==== Given data ====

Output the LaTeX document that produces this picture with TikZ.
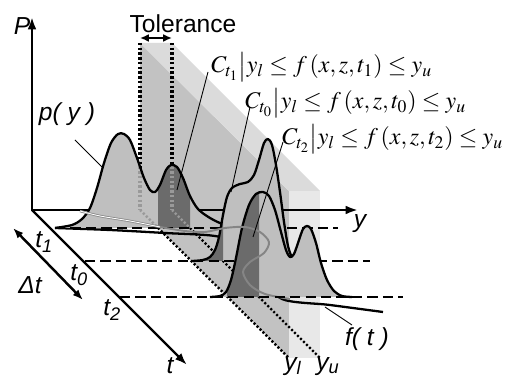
\documentclass[tikz,border=0pt]{standalone}
\usepackage{mathptmx}
\usepackage[no-math]{fontspec}
\setmainfont{Liberation Serif}
\newfontfamily\arial{Liberation Sans}
\usetikzlibrary{arrows.meta}
\definecolor{slabmid}{gray}{0.76}
\definecolor{slabtop}{gray}{0.86}
\definecolor{slabfront}{gray}{0.91}
\definecolor{distfill}{gray}{0.75}
\definecolor{distdark}{gray}{0.42}
\definecolor{seethru}{gray}{0.6}
\definecolor{tracegray}{gray}{0.52}
\def\tonepath{plot[smooth] coordinates{(55,228) (72,225) (82,219) (90,208) (97,188) (104,163) (111,143) (118,134) (124,134) (130,140) (137,158) (144,178) (150,190) (155,192) (160,185) (166,170) (171,165) (177,167) (183,178) (190,196) (198,209) (210,218) (225,225) (242,228)}}
\def\tzeropath{plot[smooth] coordinates{(192,261) (203,260) (210,257) (215,250) (219,237) (223,215) (227,197) (232,188) (240,184) (248,182) (254,175) (259,160) (264,143) (268,139) (272,145) (276,165) (280,192) (284,222) (288,246) (292,257) (298,261) (305,261)}}
\def\ttwopath{plot[smooth] coordinates{(210,297) (220,296) (226,292) (231,280) (236,258) (242,228) (249,205) (256,194) (263,192) (269,196) (275,210) (281,232) (286,250) (290,257) (294,254) (299,240) (303,229) (307,226) (311,229) (316,243) (321,263) (327,280) (334,291) (342,296) (352,297)}}
\begin{document}
\begin{tikzpicture}[x=0.02cm,y=-0.02cm,
  curve/.style={line width=1.3pt, line join=round},
  axisline/.style={line width=1.4pt},
  dashedbase/.style={line width=1.35pt, dash pattern=on 5.8pt off 3pt},
  dotedge/.style={line width=1.4pt, dash pattern=on 1.2pt off 1.2pt},
  tolline/.style={line width=1.9pt, dash pattern=on 1.4pt off 1.3pt},
  leader/.style={line width=0.5pt},
  lab/.style={font=\arial\itshape\fontsize{14}{16}\selectfont, inner sep=0pt},
  formula/.style={font=\fontsize{13.6}{15}\selectfont, inner sep=0pt, anchor=base west}
]
\useasboundingbox (0,0) rectangle (514,378);
% slab corners
\coordinate (BL) at (140,43); \coordinate (BU) at (172,43);
\coordinate (FL) at (289,191); \coordinate (FU) at (320,191);
\coordinate (BLb) at (140,210); \coordinate (BUb) at (172,210);
\coordinate (FLb) at (289,358); \coordinate (FUb) at (320,358);
\fill[slabmid] (BL) -- (FL) -- (FLb) -- (BLb) -- cycle;
\fill[slabtop] (BL) -- (BU) -- (FU) -- (FL) -- cycle;
\fill[slabfront] (FL) -- (FU) -- (FUb) -- (FLb) -- cycle;
\draw[tolline] (BL) -- (BLb);
\draw[tolline] (BU) -- (BUb);
\draw[dotedge] (BLb) -- (FLb);
\draw[dotedge] (BUb) -- (FUb);
% axes
\coordinate (O) at (32,210);
\coordinate (Ptip) at (32,17);
\coordinate (ytip) at (358,210);
\coordinate (ttip) at (187,365);
\draw[axisline, {Latex[length=7pt,width=5pt]}-{Latex[length=7pt,width=5pt]}] (Ptip) -- (O) -- (ytip);
\draw[axisline, -{Latex[length=7pt,width=5pt]}] (O) -- (ttip);
% f(t) curve
\draw[curve] plot[smooth] coordinates{(55,228) (110,230) (165,233) (215,236) (240,245) (262,275) (282,299) (330,305) (383,312)};
% t1 distribution
\fill[distfill] \tonepath -- cycle;
\begin{scope}\clip (158,0) rectangle (190,400); \fill[distdark] \tonepath -- cycle; \end{scope}
\begin{scope}\clip \tonepath -- cycle;
  \draw[tolline,seethru] (BL) -- (BLb);
  \draw[tolline,seethru] (BU) -- (BUb);
  \draw[dotedge,seethru] (BLb) -- (FLb);
  \draw[dotedge,seethru] (BUb) -- (FUb);
\end{scope}
\draw[curve] \tonepath;
\coordinate (d1a) at (55,228); \coordinate (d1b) at (338,228);
\draw[dashedbase] (d1a) -- (d1b);
% t0 distribution
\fill[distfill] \tzeropath -- cycle;
\begin{scope}\clip (191,0) rectangle (223,400); \fill[distdark] \tzeropath -- cycle; \end{scope}
\draw[curve] \tzeropath;
\coordinate (d0a) at (85,261); \coordinate (d0b) at (370,261);
\draw[dashedbase] (d0a) -- (d0b);
% t2 distribution
\fill[distfill] \ttwopath -- cycle;
\begin{scope}\clip (227,0) rectangle (259,400); \fill[distdark] \ttwopath -- cycle; \end{scope}
\draw[curve] \ttwopath;
% gray trace
\draw[tracegray, line width=0.45pt, double=white, double distance=0.5pt] plot[smooth] coordinates{(80,211) (100,216) (130,221) (160,227)};
\draw[tracegray, line width=1.1pt] plot[smooth] coordinates{(160,227) (185,231) (205,232) (225,228) (245,227) (260,232) (269,242) (264,253) (250,262) (243,272) (250,285) (265,294) (290,299)};
\coordinate (d2a) at (120,297); \coordinate (d2b) at (403,297);
\draw[dashedbase] (d2a) -- (d2b);
% tolerance arrow
\coordinate (TolL) at (140,38); \coordinate (TolR) at (172,38);
\draw[axisline, {Latex[length=5pt,width=4.5pt]}-{Latex[length=5pt,width=4.5pt]}] (TolL) -- (TolR);
\node[font=\arial\fontsize{14}{16}\selectfont, inner sep=0pt] (tol) at (183,24) {Tolerance};
% delta t arrow
\coordinate (dtA) at (13,228); \coordinate (dtB) at (83,300);
\draw[axisline, {Latex[length=6pt,width=4.5pt]}-{Latex[length=6pt,width=4.5pt]}] (dtA) -- (dtB);
% labels
\node[lab] (Plab) at (22,26) {P};
\node[lab, anchor=base] (ylab) at (360,228) {y};
\node[lab, anchor=base] (tlab) at (170,374) {t};
\node[lab, anchor=base west] (t1lab) at (35,248) {t\textsubscript{1}};
\node[lab, anchor=base west] (t0lab) at (70,281) {t\textsubscript{0}};
\node[lab, anchor=base west] (t2lab) at (103,316) {t\textsubscript{2}};
\node[lab] (dtlab) at (30,285) {Δt};
\node[lab, anchor=base] (pylab) at (67,121) {p( y )};
\node[lab, anchor=base] (ftlab) at (367,345) {f( t )};
\node[lab, anchor=base west] (yllab) at (284,370) {y\textsubscript{l}};
\node[lab, anchor=base west] (yulab) at (316,370) {y\textsubscript{u}};
% formulas
\node[formula] (C1) at (211,73) {$C_{t_1}\big|y_l \le f\,(x,z,t_1) \le y_u$};
\node[formula] (C0) at (245,109) {$C_{t_0}\big|y_l \le f\,(x,z,t_0) \le y_u$};
\node[formula] (C2) at (282,145) {$C_{t_2}\big|y_l \le f\,(x,z,t_2) \le y_u$};
% leaders
\coordinate (l1a) at (208,72); \coordinate (l1b) at (177,190);
\coordinate (l0a) at (250,107); \coordinate (l0b) at (231,192);
\coordinate (l2a) at (283,142); \coordinate (l2b) at (253,237);
\coordinate (lpa) at (75,140); \coordinate (lpb) at (103,168);
\coordinate (lfa) at (325,307); \coordinate (lfb) at (352,325);
\draw[leader] (l1a) -- (l1b);
\draw[leader] (l0a) -- (l0b);
\draw[leader] (l2a) -- (l2b);
\draw[leader] (lpa) -- (lpb);
\draw[leader] (lfa) -- (lfb);
\end{tikzpicture}
\end{document}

====

* _Requirement_
Reproduce each line exactly as it appears, omitting the pictures.

* _Task response_
Output the LaTeX document that produces this picture with TikZ.
\documentclass[tikz,border=0pt]{standalone}
\usepackage{mathptmx}
\usepackage[no-math]{fontspec}
\setmainfont{Liberation Serif}
\newfontfamily\arial{Liberation Sans}
\usetikzlibrary{arrows.meta}
\definecolor{slabmid}{gray}{0.76}
\definecolor{slabtop}{gray}{0.86}
\definecolor{slabfront}{gray}{0.91}
\definecolor{distfill}{gray}{0.75}
\definecolor{distdark}{gray}{0.42}
\definecolor{seethru}{gray}{0.6}
\definecolor{tracegray}{gray}{0.52}
\def\tonepath{plot[smooth] coordinates{(55,228) (72,225) (82,219) (90,208) (97,188) (104,163) (111,143) (118,134) (124,134) (130,140) (137,158) (144,178) (150,190) (155,192) (160,185) (166,170) (171,165) (177,167) (183,178) (190,196) (198,209) (210,218) (225,225) (242,228)}}
\def\tzeropath{plot[smooth] coordinates{(192,261) (203,260) (210,257) (215,250) (219,237) (223,215) (227,197) (232,188) (240,184) (248,182) (254,175) (259,160) (264,143) (268,139) (272,145) (276,165) (280,192) (284,222) (288,246) (292,257) (298,261) (305,261)}}
\def\ttwopath{plot[smooth] coordinates{(210,297) (220,296) (226,292) (231,280) (236,258) (242,228) (249,205) (256,194) (263,192) (269,196) (275,210) (281,232) (286,250) (290,257) (294,254) (299,240) (303,229) (307,226) (311,229) (316,243) (321,263) (327,280) (334,291) (342,296) (352,297)}}
\begin{document}
\begin{tikzpicture}[x=0.02cm,y=-0.02cm,
  curve/.style={line width=1.3pt, line join=round},
  axisline/.style={line width=1.4pt},
  dashedbase/.style={line width=1.35pt, dash pattern=on 5.8pt off 3pt},
  dotedge/.style={line width=1.4pt, dash pattern=on 1.2pt off 1.2pt},
  tolline/.style={line width=1.9pt, dash pattern=on 1.4pt off 1.3pt},
  leader/.style={line width=0.5pt},
  lab/.style={font=\arial\itshape\fontsize{14}{16}\selectfont, inner sep=0pt},
  formula/.style={font=\fontsize{13.6}{15}\selectfont, inner sep=0pt, anchor=base west}
]
\useasboundingbox (0,0) rectangle (514,378);
% slab corners
\coordinate (BL) at (140,43); \coordinate (BU) at (172,43);
\coordinate (FL) at (289,191); \coordinate (FU) at (320,191);
\coordinate (BLb) at (140,210); \coordinate (BUb) at (172,210);
\coordinate (FLb) at (289,358); \coordinate (FUb) at (320,358);
\fill[slabmid] (BL) -- (FL) -- (FLb) -- (BLb) -- cycle;
\fill[slabtop] (BL) -- (BU) -- (FU) -- (FL) -- cycle;
\fill[slabfront] (FL) -- (FU) -- (FUb) -- (FLb) -- cycle;
\draw[tolline] (BL) -- (BLb);
\draw[tolline] (BU) -- (BUb);
\draw[dotedge] (BLb) -- (FLb);
\draw[dotedge] (BUb) -- (FUb);
% axes
\coordinate (O) at (32,210);
\coordinate (Ptip) at (32,17);
\coordinate (ytip) at (358,210);
\coordinate (ttip) at (187,365);
\draw[axisline, {Latex[length=7pt,width=5pt]}-{Latex[length=7pt,width=5pt]}] (Ptip) -- (O) -- (ytip);
\draw[axisline, -{Latex[length=7pt,width=5pt]}] (O) -- (ttip);
% f(t) curve
\draw[curve] plot[smooth] coordinates{(55,228) (110,230) (165,233) (215,236) (240,245) (262,275) (282,299) (330,305) (383,312)};
% t1 distribution
\fill[distfill] \tonepath -- cycle;
\begin{scope}\clip (158,0) rectangle (190,400); \fill[distdark] \tonepath -- cycle; \end{scope}
\begin{scope}\clip \tonepath -- cycle;
  \draw[tolline,seethru] (BL) -- (BLb);
  \draw[tolline,seethru] (BU) -- (BUb);
  \draw[dotedge,seethru] (BLb) -- (FLb);
  \draw[dotedge,seethru] (BUb) -- (FUb);
\end{scope}
\draw[curve] \tonepath;
\coordinate (d1a) at (55,228); \coordinate (d1b) at (338,228);
\draw[dashedbase] (d1a) -- (d1b);
% t0 distribution
\fill[distfill] \tzeropath -- cycle;
\begin{scope}\clip (191,0) rectangle (223,400); \fill[distdark] \tzeropath -- cycle; \end{scope}
\draw[curve] \tzeropath;
\coordinate (d0a) at (85,261); \coordinate (d0b) at (370,261);
\draw[dashedbase] (d0a) -- (d0b);
% t2 distribution
\fill[distfill] \ttwopath -- cycle;
\begin{scope}\clip (227,0) rectangle (259,400); \fill[distdark] \ttwopath -- cycle; \end{scope}
\draw[curve] \ttwopath;
% gray trace
\draw[tracegray, line width=0.45pt, double=white, double distance=0.5pt] plot[smooth] coordinates{(80,211) (100,216) (130,221) (160,227)};
\draw[tracegray, line width=1.1pt] plot[smooth] coordinates{(160,227) (185,231) (205,232) (225,228) (245,227) (260,232) (269,242) (264,253) (250,262) (243,272) (250,285) (265,294) (290,299)};
\coordinate (d2a) at (120,297); \coordinate (d2b) at (403,297);
\draw[dashedbase] (d2a) -- (d2b);
% tolerance arrow
\coordinate (TolL) at (140,38); \coordinate (TolR) at (172,38);
\draw[axisline, {Latex[length=5pt,width=4.5pt]}-{Latex[length=5pt,width=4.5pt]}] (TolL) -- (TolR);
\node[font=\arial\fontsize{14}{16}\selectfont, inner sep=0pt] (tol) at (183,24) {Tolerance};
% delta t arrow
\coordinate (dtA) at (13,228); \coordinate (dtB) at (83,300);
\draw[axisline, {Latex[length=6pt,width=4.5pt]}-{Latex[length=6pt,width=4.5pt]}] (dtA) -- (dtB);
% labels
\node[lab] (Plab) at (22,26) {P};
\node[lab, anchor=base] (ylab) at (360,228) {y};
\node[lab, anchor=base] (tlab) at (170,374) {t};
\node[lab, anchor=base west] (t1lab) at (35,248) {t\textsubscript{1}};
\node[lab, anchor=base west] (t0lab) at (70,281) {t\textsubscript{0}};
\node[lab, anchor=base west] (t2lab) at (103,316) {t\textsubscript{2}};
\node[lab] (dtlab) at (30,285) {Δt};
\node[lab, anchor=base] (pylab) at (67,121) {p( y )};
\node[lab, anchor=base] (ftlab) at (367,345) {f( t )};
\node[lab, anchor=base west] (yllab) at (284,370) {y\textsubscript{l}};
\node[lab, anchor=base west] (yulab) at (316,370) {y\textsubscript{u}};
% formulas
\node[formula] (C1) at (211,73) {$C_{t_1}\big|y_l \le f\,(x,z,t_1) \le y_u$};
\node[formula] (C0) at (245,109) {$C_{t_0}\big|y_l \le f\,(x,z,t_0) \le y_u$};
\node[formula] (C2) at (282,145) {$C_{t_2}\big|y_l \le f\,(x,z,t_2) \le y_u$};
% leaders
\coordinate (l1a) at (208,72); \coordinate (l1b) at (177,190);
\coordinate (l0a) at (250,107); \coordinate (l0b) at (231,192);
\coordinate (l2a) at (283,142); \coordinate (l2b) at (253,237);
\coordinate (lpa) at (75,140); \coordinate (lpb) at (103,168);
\coordinate (lfa) at (325,307); \coordinate (lfb) at (352,325);
\draw[leader] (l1a) -- (l1b);
\draw[leader] (l0a) -- (l0b);
\draw[leader] (l2a) -- (l2b);
\draw[leader] (lpa) -- (lpb);
\draw[leader] (lfa) -- (lfb);
\end{tikzpicture}
\end{document}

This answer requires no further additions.